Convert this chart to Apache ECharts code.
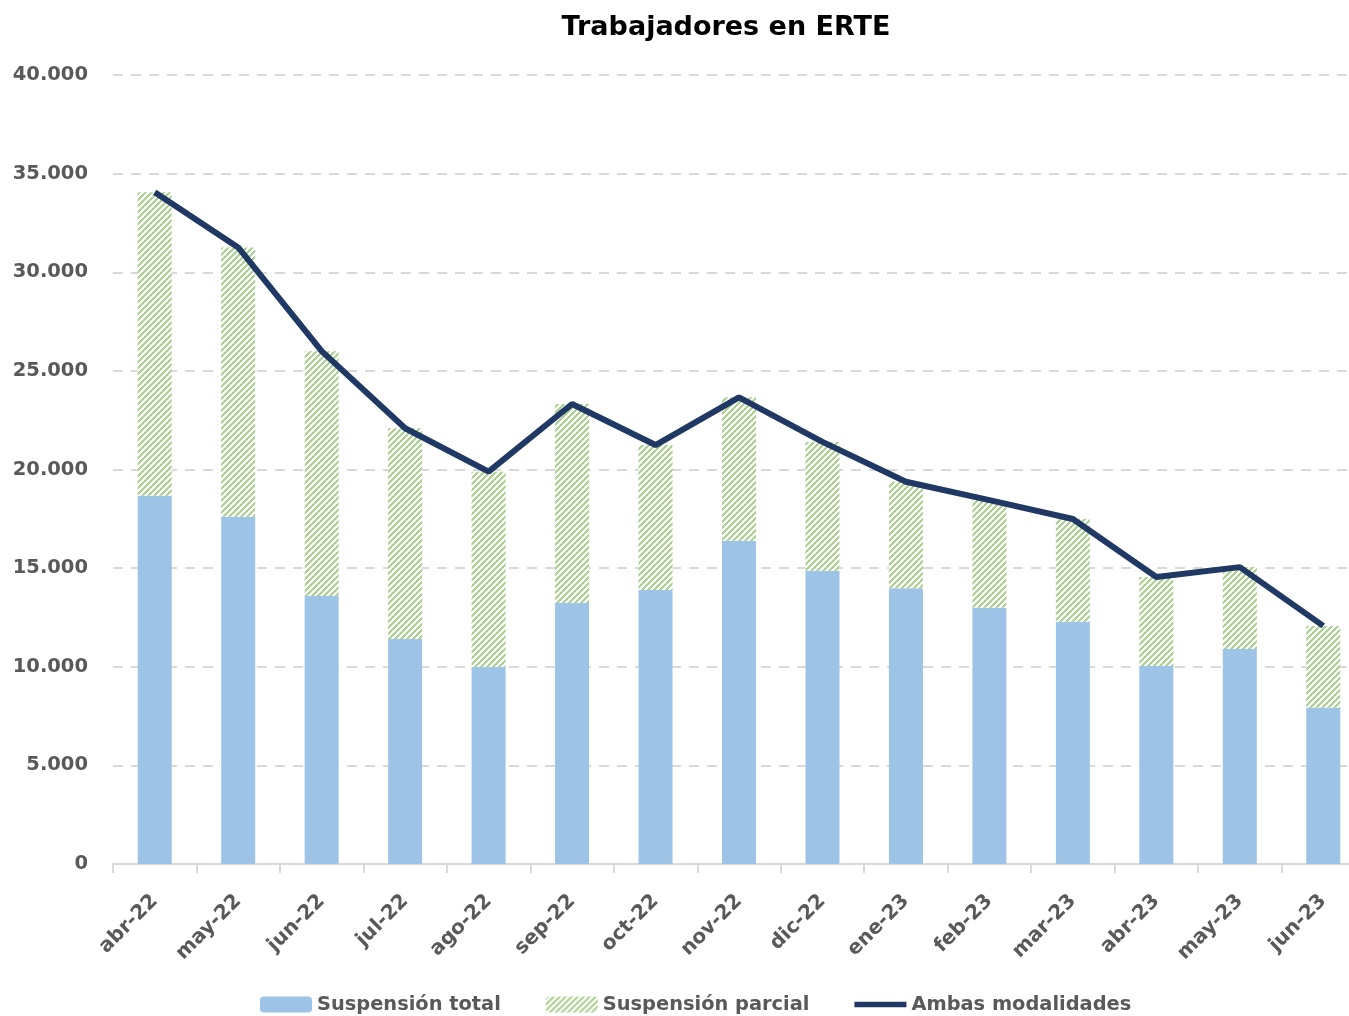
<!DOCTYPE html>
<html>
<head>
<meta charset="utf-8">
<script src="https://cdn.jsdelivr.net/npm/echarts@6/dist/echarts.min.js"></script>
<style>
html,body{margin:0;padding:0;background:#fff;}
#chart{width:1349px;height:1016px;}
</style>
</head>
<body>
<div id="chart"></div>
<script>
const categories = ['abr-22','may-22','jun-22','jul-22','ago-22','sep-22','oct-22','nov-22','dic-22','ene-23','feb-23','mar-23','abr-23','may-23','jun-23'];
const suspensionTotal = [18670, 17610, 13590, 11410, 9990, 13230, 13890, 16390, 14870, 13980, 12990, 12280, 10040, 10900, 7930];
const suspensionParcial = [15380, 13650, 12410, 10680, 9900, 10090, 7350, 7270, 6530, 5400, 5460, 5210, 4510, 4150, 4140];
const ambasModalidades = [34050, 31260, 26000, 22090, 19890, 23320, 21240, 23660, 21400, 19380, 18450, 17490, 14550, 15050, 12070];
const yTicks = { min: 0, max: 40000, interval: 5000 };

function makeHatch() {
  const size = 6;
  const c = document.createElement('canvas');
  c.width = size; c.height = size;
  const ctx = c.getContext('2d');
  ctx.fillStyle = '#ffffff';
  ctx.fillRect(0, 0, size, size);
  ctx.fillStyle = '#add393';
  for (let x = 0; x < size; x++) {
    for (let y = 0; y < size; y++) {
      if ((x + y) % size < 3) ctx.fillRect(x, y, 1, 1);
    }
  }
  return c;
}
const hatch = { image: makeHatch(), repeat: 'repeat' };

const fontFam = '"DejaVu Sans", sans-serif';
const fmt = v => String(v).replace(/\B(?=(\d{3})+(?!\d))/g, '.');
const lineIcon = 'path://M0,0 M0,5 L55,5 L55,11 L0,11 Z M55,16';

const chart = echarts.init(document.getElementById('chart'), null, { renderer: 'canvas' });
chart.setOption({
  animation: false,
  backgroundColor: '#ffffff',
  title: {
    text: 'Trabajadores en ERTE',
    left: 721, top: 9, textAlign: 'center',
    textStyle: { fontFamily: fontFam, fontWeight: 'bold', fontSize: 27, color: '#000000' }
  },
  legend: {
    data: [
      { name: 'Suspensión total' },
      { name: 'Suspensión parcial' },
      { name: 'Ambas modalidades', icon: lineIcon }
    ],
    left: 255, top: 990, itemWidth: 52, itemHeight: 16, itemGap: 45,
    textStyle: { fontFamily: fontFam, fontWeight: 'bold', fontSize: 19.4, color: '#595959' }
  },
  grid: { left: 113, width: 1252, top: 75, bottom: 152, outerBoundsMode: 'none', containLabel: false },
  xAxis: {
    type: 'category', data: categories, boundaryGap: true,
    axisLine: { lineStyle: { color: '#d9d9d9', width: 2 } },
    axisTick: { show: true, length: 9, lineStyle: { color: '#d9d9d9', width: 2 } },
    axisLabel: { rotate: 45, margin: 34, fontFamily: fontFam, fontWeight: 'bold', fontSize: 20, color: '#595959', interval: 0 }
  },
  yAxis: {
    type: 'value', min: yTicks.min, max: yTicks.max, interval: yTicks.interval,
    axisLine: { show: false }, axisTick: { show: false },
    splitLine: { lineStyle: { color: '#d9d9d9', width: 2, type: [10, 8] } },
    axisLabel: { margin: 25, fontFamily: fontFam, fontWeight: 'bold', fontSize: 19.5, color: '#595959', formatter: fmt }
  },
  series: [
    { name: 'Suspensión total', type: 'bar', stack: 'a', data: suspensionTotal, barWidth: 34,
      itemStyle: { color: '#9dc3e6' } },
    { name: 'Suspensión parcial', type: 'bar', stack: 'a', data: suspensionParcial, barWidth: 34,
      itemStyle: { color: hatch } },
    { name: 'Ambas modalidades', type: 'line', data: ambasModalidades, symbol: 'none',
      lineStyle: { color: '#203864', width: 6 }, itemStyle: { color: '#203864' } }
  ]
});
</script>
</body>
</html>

————————

_PROBLEM DETAILS_
Your task is to reproduce all of the material exactly. The pictures stay out.

_EXPECTED ANSWER_
Convert this chart to Apache ECharts code.
<!DOCTYPE html>
<html>
<head>
<meta charset="utf-8">
<script src="https://cdn.jsdelivr.net/npm/echarts@6/dist/echarts.min.js"></script>
<style>
html,body{margin:0;padding:0;background:#fff;}
#chart{width:1349px;height:1016px;}
</style>
</head>
<body>
<div id="chart"></div>
<script>
const categories = ['abr-22','may-22','jun-22','jul-22','ago-22','sep-22','oct-22','nov-22','dic-22','ene-23','feb-23','mar-23','abr-23','may-23','jun-23'];
const suspensionTotal = [18670, 17610, 13590, 11410, 9990, 13230, 13890, 16390, 14870, 13980, 12990, 12280, 10040, 10900, 7930];
const suspensionParcial = [15380, 13650, 12410, 10680, 9900, 10090, 7350, 7270, 6530, 5400, 5460, 5210, 4510, 4150, 4140];
const ambasModalidades = [34050, 31260, 26000, 22090, 19890, 23320, 21240, 23660, 21400, 19380, 18450, 17490, 14550, 15050, 12070];
const yTicks = { min: 0, max: 40000, interval: 5000 };

function makeHatch() {
  const size = 6;
  const c = document.createElement('canvas');
  c.width = size; c.height = size;
  const ctx = c.getContext('2d');
  ctx.fillStyle = '#ffffff';
  ctx.fillRect(0, 0, size, size);
  ctx.fillStyle = '#add393';
  for (let x = 0; x < size; x++) {
    for (let y = 0; y < size; y++) {
      if ((x + y) % size < 3) ctx.fillRect(x, y, 1, 1);
    }
  }
  return c;
}
const hatch = { image: makeHatch(), repeat: 'repeat' };

const fontFam = '"DejaVu Sans", sans-serif';
const fmt = v => String(v).replace(/\B(?=(\d{3})+(?!\d))/g, '.');
const lineIcon = 'path://M0,0 M0,5 L55,5 L55,11 L0,11 Z M55,16';

const chart = echarts.init(document.getElementById('chart'), null, { renderer: 'canvas' });
chart.setOption({
  animation: false,
  backgroundColor: '#ffffff',
  title: {
    text: 'Trabajadores en ERTE',
    left: 721, top: 9, textAlign: 'center',
    textStyle: { fontFamily: fontFam, fontWeight: 'bold', fontSize: 27, color: '#000000' }
  },
  legend: {
    data: [
      { name: 'Suspensión total' },
      { name: 'Suspensión parcial' },
      { name: 'Ambas modalidades', icon: lineIcon }
    ],
    left: 255, top: 990, itemWidth: 52, itemHeight: 16, itemGap: 45,
    textStyle: { fontFamily: fontFam, fontWeight: 'bold', fontSize: 19.4, color: '#595959' }
  },
  grid: { left: 113, width: 1252, top: 75, bottom: 152, outerBoundsMode: 'none', containLabel: false },
  xAxis: {
    type: 'category', data: categories, boundaryGap: true,
    axisLine: { lineStyle: { color: '#d9d9d9', width: 2 } },
    axisTick: { show: true, length: 9, lineStyle: { color: '#d9d9d9', width: 2 } },
    axisLabel: { rotate: 45, margin: 34, fontFamily: fontFam, fontWeight: 'bold', fontSize: 20, color: '#595959', interval: 0 }
  },
  yAxis: {
    type: 'value', min: yTicks.min, max: yTicks.max, interval: yTicks.interval,
    axisLine: { show: false }, axisTick: { show: false },
    splitLine: { lineStyle: { color: '#d9d9d9', width: 2, type: [10, 8] } },
    axisLabel: { margin: 25, fontFamily: fontFam, fontWeight: 'bold', fontSize: 19.5, color: '#595959', formatter: fmt }
  },
  series: [
    { name: 'Suspensión total', type: 'bar', stack: 'a', data: suspensionTotal, barWidth: 34,
      itemStyle: { color: '#9dc3e6' } },
    { name: 'Suspensión parcial', type: 'bar', stack: 'a', data: suspensionParcial, barWidth: 34,
      itemStyle: { color: hatch } },
    { name: 'Ambas modalidades', type: 'line', data: ambasModalidades, symbol: 'none',
      lineStyle: { color: '#203864', width: 6 }, itemStyle: { color: '#203864' } }
  ]
});
</script>
</body>
</html>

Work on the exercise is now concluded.